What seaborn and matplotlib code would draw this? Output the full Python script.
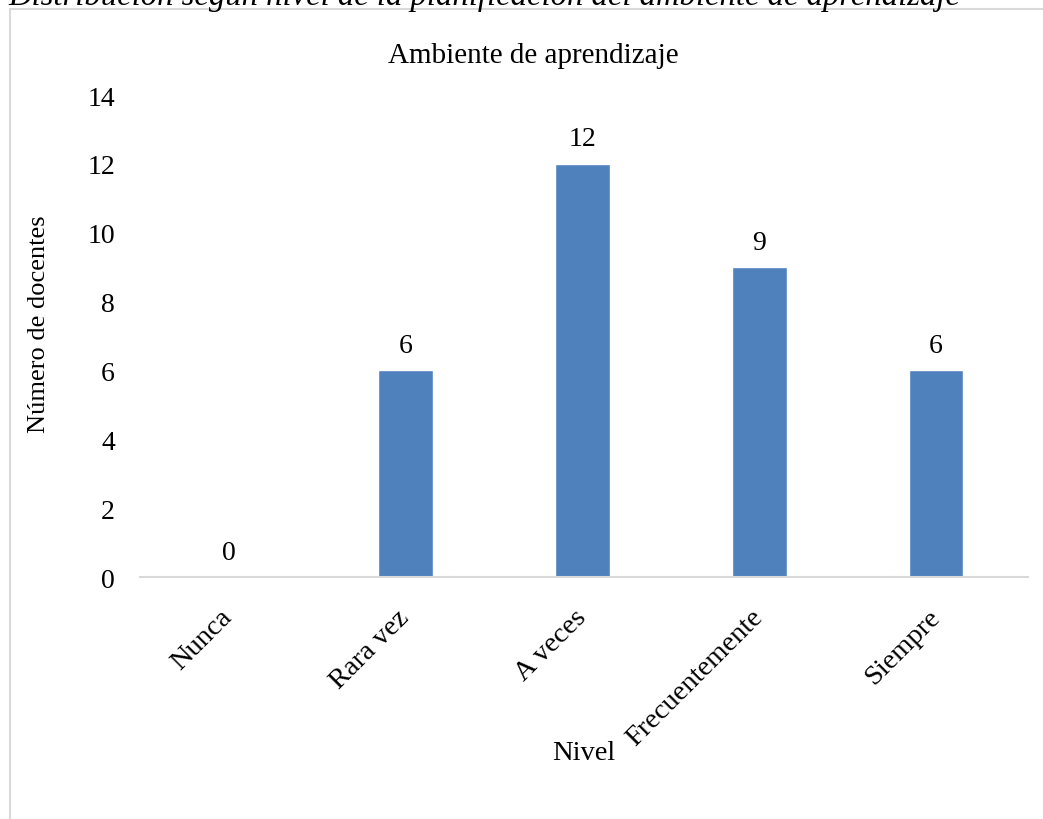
import matplotlib
matplotlib.use("Agg")
import matplotlib.pyplot as plt
import seaborn as sns
import pandas as pd
from matplotlib.patches import Rectangle

categories = ["Nunca", "Rara vez", "A veces", "Frecuentemente", "Siempre"]
values = [0, 6, 12, 9, 6]
yticks = [0, 2, 4, 6, 8, 10, 12, 14]

sns.set_theme(style="white")
plt.rcParams['font.family'] = ['Liberation Serif', 'DejaVu Serif']
for k in ['text.color', 'axes.labelcolor', 'xtick.color', 'ytick.color']:
    plt.rcParams[k] = 'black'

df = pd.DataFrame({"Nivel": categories, "Docentes": values})

fig = plt.figure(figsize=(10.43, 8.2), dpi=100)
ax = fig.add_axes([140/1043, 242/820, 888/1043, 482/820])

sns.barplot(data=df, x="Nivel", y="Docentes", color="#4f81bd", width=0.31,
            saturation=1, ax=ax)

ax.set_ylim(0, 14)
ax.set_xlim(-0.5, 4.52)
ax.set_yticks(yticks)
ax.set_yticklabels([str(t) for t in yticks], fontsize=20)
ax.tick_params(axis='y', length=0, pad=18)
ax.tick_params(axis='x', length=0, pad=26)
plt.setp(ax.get_xticklabels(), rotation=45, ha='right', va='center',
         rotation_mode='anchor', fontsize=20.5)

for s in ['top', 'right', 'left']:
    ax.spines[s].set_visible(False)
ax.spines['bottom'].set_color('#d9d9d9')
ax.spines['bottom'].set_linewidth(1.5)

for i, v in enumerate(values):
    ax.annotate(str(v), (i, v), xytext=(0, 9), textcoords='offset points',
                ha='center', va='bottom', fontsize=20)

ax.set_title("Ambiente de aprendizaje", fontsize=21, pad=24,
             x=(533 - 140) / 888)
ax.set_xlabel("Nivel", fontsize=20.5, labelpad=-7.5)
ax.set_ylabel("Número de docentes", fontsize=19)
ax.yaxis.set_label_coords((50 - 140) / 888, (578 - 324) / 482)

fig.patches.append(Rectangle((10/1043, -0.1), 1.2, 1 - 10/820 + 0.1,
                             transform=fig.transFigure, fill=False,
                             edgecolor='#d9d9d9', linewidth=1.5))
fig.text(8/1043, 1 - 5/820,
         "Distribución según nivel de la planificación del ambiente de aprendizaje",
         fontsize=23.5, style='italic', ha='left', va='baseline')

fig.savefig("out.png", dpi=100)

· · · ·

__Written exercise__. Please reproduce the listing exactly from its opening line through the line that contains "saturation=1, ax=ax)", both included, with all pictures omitted.

__Result of the exercise__.
What seaborn and matplotlib code would draw this? Output the full Python script.
import matplotlib
matplotlib.use("Agg")
import matplotlib.pyplot as plt
import seaborn as sns
import pandas as pd
from matplotlib.patches import Rectangle

categories = ["Nunca", "Rara vez", "A veces", "Frecuentemente", "Siempre"]
values = [0, 6, 12, 9, 6]
yticks = [0, 2, 4, 6, 8, 10, 12, 14]

sns.set_theme(style="white")
plt.rcParams['font.family'] = ['Liberation Serif', 'DejaVu Serif']
for k in ['text.color', 'axes.labelcolor', 'xtick.color', 'ytick.color']:
    plt.rcParams[k] = 'black'

df = pd.DataFrame({"Nivel": categories, "Docentes": values})

fig = plt.figure(figsize=(10.43, 8.2), dpi=100)
ax = fig.add_axes([140/1043, 242/820, 888/1043, 482/820])

sns.barplot(data=df, x="Nivel", y="Docentes", color="#4f81bd", width=0.31,
            saturation=1, ax=ax)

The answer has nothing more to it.